On account of that, with the Thirty Years’ War Germany paid as dearly for the Reformation as is at all conceivable. On the whole, things went very badly, and all desperate hatred has to date not been able to change this. The “others” are still around and are Christians, too.
Upon the Catholic “human statutes” there follow the Protestant ones.
The reformers and “freedom”:
Today they are chiefly regarded as battering-rams—not on account of what they taught, but because they did their best to destroy Catholicism. Little notice is taken of their doctrines, and at bottom they are held in low esteem. Protestantism is regarded as liberal, something it became only after it was no longer Protestantism—and the state dictated it anyway.
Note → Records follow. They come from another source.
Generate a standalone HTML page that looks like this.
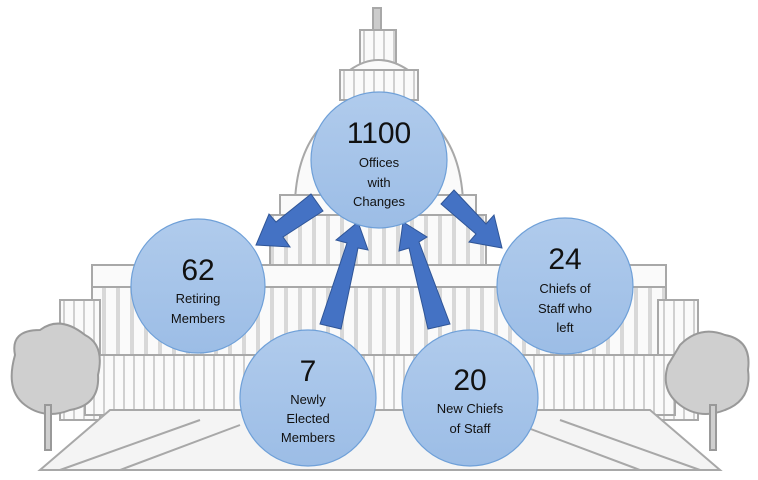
<!DOCTYPE html>
<html><head><style>
body{margin:0;width:758px;height:480px;background:#fff;overflow:hidden;font-family:"Liberation Sans",sans-serif}
svg{position:absolute;left:0;top:0}
</style></head><body>
<svg width="758" height="480" viewBox="0 0 758 480">
<defs>
<linearGradient id="g" x1="0" y1="0" x2="0" y2="1"><stop offset="0" stop-color="#b0cbec"/><stop offset="1" stop-color="#9cbde6"/></linearGradient>
<pattern id="col" width="14" height="40" patternUnits="userSpaceOnUse"><rect width="14" height="40" fill="#fafafa"/><rect x="4" width="4" height="40" fill="#d8d8d8"/></pattern>
<pattern id="col2" width="10" height="40" patternUnits="userSpaceOnUse"><rect width="10" height="40" fill="#fafafa"/><rect x="3" width="2" height="40" fill="#d0d0d0"/></pattern>
</defs>
<g stroke="#a8a8a8" stroke-width="2" fill="#fafafa">
<rect x="373" y="8" width="8" height="22" fill="#ccc"/>
<rect x="360" y="30" width="36" height="40" fill="url(#col2)"/>
<path d="M350 70 Q378 50 408 70 Z"/>
<rect x="340" y="70" width="78" height="30" fill="url(#col2)"/>
<path d="M295 200 Q300 110 378 100 Q458 110 463 200 Z"/>
<rect x="280" y="195" width="196" height="20"/>
<rect x="270" y="215" width="216" height="55" fill="url(#col)"/>
<rect x="92" y="265" width="574" height="22"/>
<rect x="92" y="287" width="574" height="70" fill="url(#col)"/>
<rect x="60" y="300" width="40" height="120" fill="url(#col2)"/>
<rect x="658" y="300" width="40" height="120" fill="url(#col2)"/>
<rect x="85" y="355" width="590" height="60" fill="url(#col2)"/>
<path d="M40 470 L110 410 L650 410 L720 470 Z" fill="#f4f4f4"/>
<path d="M60 470 L200 420 M700 470 L560 420 M120 470 L240 425 M640 470 L520 425" fill="none"/>
</g>
<g fill="#cfcfcf" stroke="#999" stroke-width="2">
<path d="M15 355 Q10 330 40 330 Q60 315 85 335 Q105 345 98 375 Q100 405 70 410 Q45 420 25 405 Q5 390 15 355 Z"/>
<path d="M680 345 Q700 325 725 335 Q752 340 748 370 Q752 400 725 410 Q700 420 680 405 Q660 390 668 365 Z"/>
<rect x="45" y="405" width="6" height="45"/><rect x="710" y="405" width="6" height="45"/>
</g>
<g fill="#4472c4" stroke="#2f5597" stroke-width="1">
<polygon points="311,194 323,211 283,237 290,247 256,245 269,214 276,222"/>
<polygon points="441,204 454,190 486,224 494,215 502,248 469,242 476,234"/>
<polygon points="320,324 341,329 358,248 368,250 358,222 336,240 347,243"/>
<polygon points="450,324 428,329 409,248 399,251 403,222 427,237 419,242"/>
</g>
<g fill="url(#g)" stroke="#6fa0d8" stroke-width="1.2">
<circle cx="379" cy="160" r="68"/>
<circle cx="198" cy="286" r="67"/>
<circle cx="565" cy="286" r="68"/>
<circle cx="308" cy="398" r="68"/>
<circle cx="470" cy="398" r="68"/>
</g>
<g font-family="Liberation Sans,sans-serif" text-anchor="middle" fill="#111">
<text x="379" y="143" font-size="30">1100</text>
<text x="379" y="167" font-size="13">Offices</text>
<text x="379" y="187" font-size="13">with</text>
<text x="379" y="206" font-size="13">Changes</text>
<text x="198" y="280" font-size="30">62</text>
<text x="198" y="303" font-size="13">Retiring</text>
<text x="198" y="323" font-size="13">Members</text>
<text x="565" y="269" font-size="30">24</text>
<text x="565" y="293" font-size="13">Chiefs of</text>
<text x="565" y="313" font-size="13">Staff who</text>
<text x="565" y="332" font-size="13">left</text>
<text x="308" y="381" font-size="30">7</text>
<text x="308" y="404" font-size="13">Newly</text>
<text x="308" y="423" font-size="13">Elected</text>
<text x="308" y="442" font-size="13">Members</text>
<text x="470" y="390" font-size="30">20</text>
<text x="470" y="413" font-size="13">New Chiefs</text>
<text x="470" y="433" font-size="13">of Staff</text>
</g>
</svg>
</body></html>
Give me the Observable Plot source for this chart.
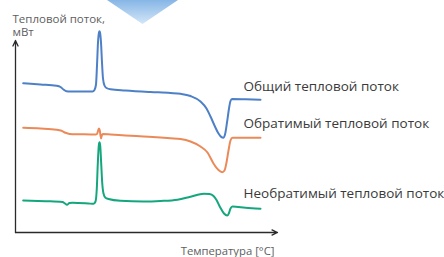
<!DOCTYPE html>
<html><head><meta charset="utf-8">
<script src="https://cdn.jsdelivr.net/npm/d3@7"></script>
<script src="https://cdn.jsdelivr.net/npm/@observablehq/plot@0.6"></script>
<style>
body{margin:0;background:#fff;font-family:"Open Sans",sans-serif;}
#wrap{position:relative;width:444px;height:257px;overflow:hidden;}
#chev{position:absolute;left:107px;top:0;width:71px;height:24px;clip-path:polygon(0 0,100% 0,50% 100%);background:linear-gradient(#86b6e6,#d3e6f8);}
</style></head>
<body><div id="wrap"><div id="chev"></div></div>
<script>
// Temperature (arbitrary units, 0..100 along the axis) and heat flow (arbitrary units, 0..100)
const px2t = p => (p - 15) / 2.62;
const px2v = p => (232 - p) / 1.92;

// Curves as [x, y] in image pixels, converted to data units below
const totalRaw = [[22.7,82.7],[40,84],[56,85.3],[60,86.5],[63,89],[66,90.8],[70,91],[80,91],[92,91],[94,89.5],[95.5,84],[96.5,65],[97.5,42],[98.5,32],[99,30.7],[99.5,32],[100.5,42],[101.5,62],[102.5,78],[104,85],[106,87.5],[110,88.8],[125,90],[150,91.5],[170,92.5],[180,93.3],[190,95.5],[200,101],[206,108],[210,116],[214,125],[218,133],[221,136.7],[222.7,137.3],[224.5,134],[226.5,122],[228.5,108],[230,100.5],[231.5,98.5],[245,98.8],[260,99.3]];
const reversingRaw = [[22.7,127.3],[40,128],[56,129.2],[61,130.3],[65,132.3],[69,133.4],[80,133.7],[95,134],[96.5,133.5],[97.5,130.5],[98.5,128],[99.3,130],[100,135],[100.6,138],[101.3,135],[102.5,133.6],[110,134],[125,135],[143,136],[160,137],[170,137.7],[180,138.5],[190,141],[200,146],[207,152],[213,163],[218,169.5],[221.7,171.7],[224,170],[226,162],[228,150],[230,140],[232,137.3],[245,137.3],[260,137.3]];
const nonreversingRaw = [[22.7,200],[45,200.7],[62,201.5],[64.5,203],[66.5,204.3],[69,202.5],[72,202.3],[88,203],[93,203.3],[95,201],[96.3,188],[97.3,163],[98.3,145],[99,141.7],[99.7,145],[100.7,163],[101.7,182],[103,193],[105,197.3],[108,198.5],[120,200.3],[143,201],[160,200.5],[177,199.2],[190,196.3],[203.3,193.3],[209,193.6],[213,195.5],[216,199.5],[219.5,206.5],[223.5,213],[226.7,215],[228.5,212.5],[230,208],[232,206],[245,207.3],[260,208.3]];

const seriesNames = ["Общий тепловой поток","Обратимый тепловой поток","Необратимый тепловой поток"];
const seriesColors = ["#4d80c6","#eb8a58","#14a67d"];
const labelDy = [-13,-14,-15];
const yLabel = "Тепловой поток,\nмВт";
const xLabel = "Температура [°C]";

const raws = [totalRaw, reversingRaw, nonreversingRaw];
const data = raws.flatMap((r, i) => r.map(([a, b]) => ({t: px2t(a), v: px2v(b), s: seriesNames[i]})));
const lastPts = raws.map((r, i) => ({t: px2t(r[r.length-1][0]), v: px2v(r[r.length-1][1]), s: seriesNames[i], dy: labelDy[i]}));

const chart = Plot.plot({
  width: 444, height: 257,
  marginLeft: 15, marginRight: 167, marginTop: 40, marginBottom: 25,
  x: {domain: [0, 100], axis: null},
  y: {domain: [0, 100], axis: null},
  color: {domain: seriesNames, range: seriesColors},
  style: {fontFamily: "Open Sans", background: "#fff", overflow: "visible"},
  marks: [
    Plot.arrow([{x1: 0, y1: 0, x2: 0, y2: 100}, {x1: 0, y1: 0, x2: 100, y2: 0}], {
      x1: "x1", y1: "y1", x2: "x2", y2: "y2", stroke: "#2a2a2a", strokeWidth: 1.3, headLength: 7, headAngle: 50, insetEnd: 0
    }),
    Plot.line(data, {x: "t", y: "v", z: "s", stroke: "s", strokeWidth: 2, curve: "monotone-x"}),
    ...lastPts.map(p => Plot.text([p], {x: "t", y: "v", text: "s", textAnchor: "start", dx: -17, dy: p.dy, fontSize: 13.5, fill: "#3a3a3a"})),
    Plot.text([yLabel], {frameAnchor: "top-left", text: d => d, textAnchor: "start", lineAnchor: "top", dx: -3, dy: -26.5, fontSize: 11.5, lineHeight: 1.1, fill: "#606060"}),
    Plot.text([xLabel], {frameAnchor: "bottom-right", text: d => d, textAnchor: "end", lineAnchor: "middle", dx: -3, dy: 19, fontSize: 11.3, fill: "#606060"})
  ]
});
document.getElementById("wrap").prepend(chart);
chart.style.position = "absolute"; chart.style.left = "0"; chart.style.top = "0";
document.getElementById("wrap").appendChild(document.getElementById("chev"));
</script>
</body></html>
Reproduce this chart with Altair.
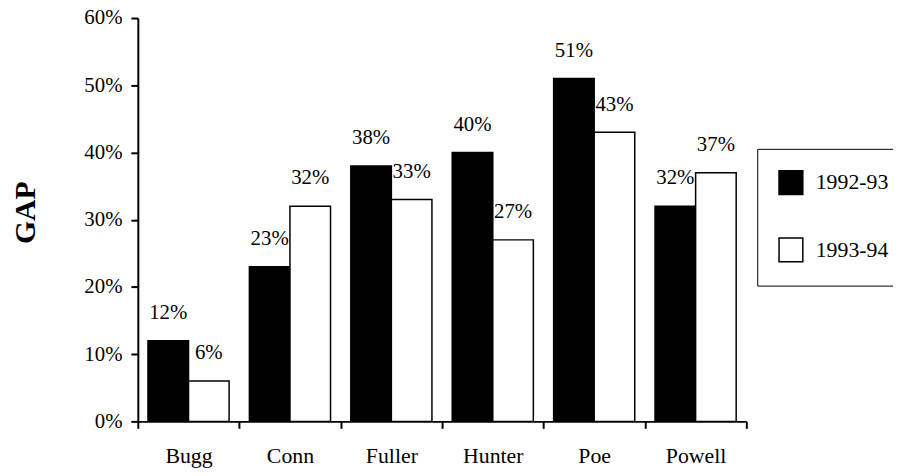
import altair as alt
import pandas as pd

schools = ["Bugg", "Conn", "Fuller", "Hunter", "Poe", "Powell"]
years = ["1992-93", "1993-94"]
gap_9293 = [0.12, 0.23, 0.38, 0.40, 0.51, 0.32]
gap_9394 = [0.06, 0.32, 0.33, 0.27, 0.43, 0.37]
y_ticks = [0, 0.1, 0.2, 0.3, 0.4, 0.5, 0.6]

rows = []
for s, a, b in zip(schools, gap_9293, gap_9394):
    rows.append({"school": s, "year": years[0], "gap": a})
    rows.append({"school": s, "year": years[1], "gap": b})
df = pd.DataFrame(rows)

FONT = "Liberation Serif"

x = alt.X(
    "school:N", sort=schools, title=None,
    scale=alt.Scale(paddingInner=0, paddingOuter=0),
    axis=alt.Axis(labelAngle=0, tickBand="extent", labelFont=FONT, labelFontSize=22,
                  labelColor="black", labelPadding=17, tickSize=7, tickWidth=2,
                  tickColor="black", domainColor="black", domainWidth=2, grid=False),
)
xo = alt.XOffset("year:N", sort=years, scale=alt.Scale(paddingOuter=0.25, paddingInner=0))
y = alt.Y(
    "gap:Q", scale=alt.Scale(domain=[0, 0.6]),
    axis=alt.Axis(values=y_ticks, format=".0%", title="GAP", titleFont=FONT, titleFontSize=30,
                  titleFontWeight="bold", titleColor="black", titleAngle=270,
                  titleX=-113, titleY=196, titleAlign="center", titleBaseline="middle",
                  labelFont=FONT, labelFontSize=21, labelColor="black", labelPadding=9,
                  tickSize=7, tickWidth=2, tickColor="black", domainColor="black",
                  domainWidth=2, grid=False),
)
color = alt.Color(
    "year:N", sort=years,
    scale=alt.Scale(domain=years, range=["black", "white"]),
    legend=alt.Legend(title=None, orient="none", legendX=625, legendY=132,
                      symbolType="square", symbolSize=576, symbolStrokeColor="black",
                      symbolStrokeWidth=1.5, labelFont=FONT, labelFontSize=22,
                      labelColor="black", labelOffset=12, rowPadding=38, padding=21,
                      labelExpr="datum.label + '          '", labelLimit=400,
                      strokeColor="black", fillColor="white"),
)

bars = alt.Chart(df).mark_bar(stroke="black", strokeWidth=1.5).encode(x=x, xOffset=xo, y=y, color=color)
labels = alt.Chart(df).mark_text(font=FONT, fontSize=21, baseline="alphabetic", dy=-22,
                                 color="black").encode(
    x=x, xOffset=xo, y=y, text=alt.Text("gap:Q", format=".0%"))

chart = alt.layer(bars, labels).properties(
    width=614, height=407,
    padding={"left": 131, "top": 8, "right": 148, "bottom": 53},
    autosize=alt.AutoSizeParams(type="none"),
).configure_view(stroke=None)

chart.save("out.html", embed_options={"renderer": "svg", "actions": False})
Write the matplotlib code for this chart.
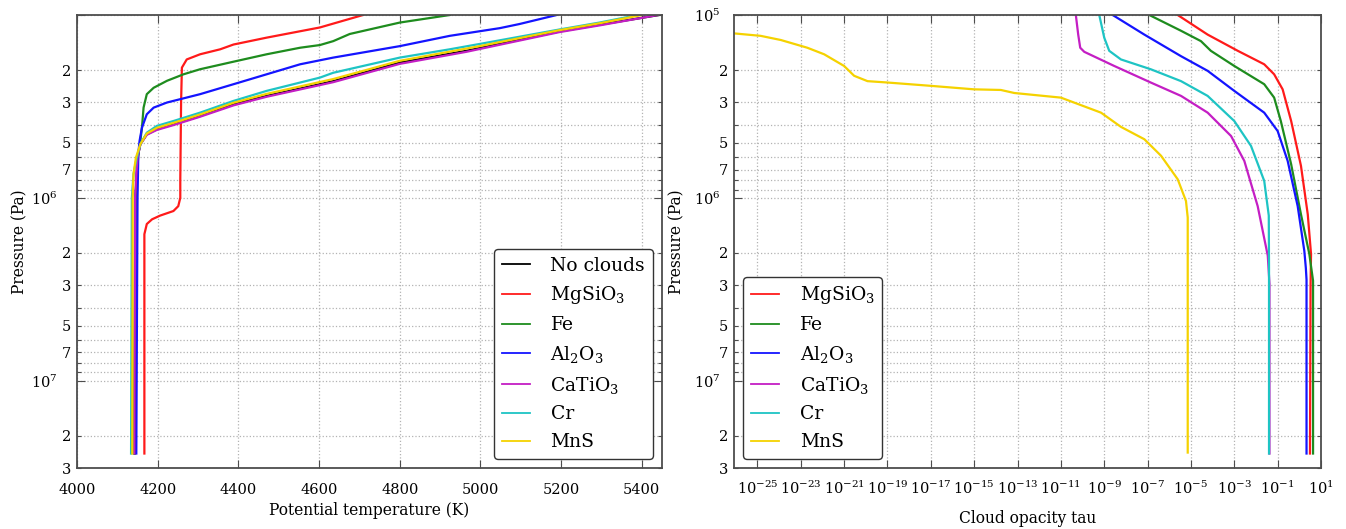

The reformers bewailed “spiritual freedom.” Every one of them conceived of his dogmatism as a condition of the soul’s salvation. They bitterly complain of being despised—here one suddenly does not even believe Luther himself. They shudder because with their innovation all of ethics has got out on the high seas (God as the Creator of Evil, and the like), while folk fancy and greed, now based on the Bible or even only on the spirit, rise to ever new evolutions (Anabaptists).
Yet the force which carried the Reformation materially was the general defection from good works, from alms, tithes, indulgences, fasting—in short, the general lack of discipline. The reformed not merely rejected asceticism, but went to quite the other extreme.
The Reformation is the faith of all those who would like not to have to do something any more. With Calvin this later changed.
The worst and socially most dangerous elements were soon in the foreground. They brought about a general break with all historical traditions. In addition, there were active among them those carried away by the spirit of rhetoric.
Even when the storm of the Peasants’ War was over, the general licentiousness in action and thought remained and spread to the areas of governments which had remained Catholic. In 1532 Tiepolo was afraid that in consequence of internal strife the victors or the emigrating vanquished might hurl themselves at the neighboring countries.
On the intellectually more advanced there was an inner pressure. The absence of any mood of exaltation becomes characteristic. Higher education did not advance, as is thought, but retrogressed for decades. The humanists became silent.
German art declined, through icon-smashing, through the atrophy of its higher tasks—it had been deprived of its myth—through the participation of the most important artists themselves in the Reformation.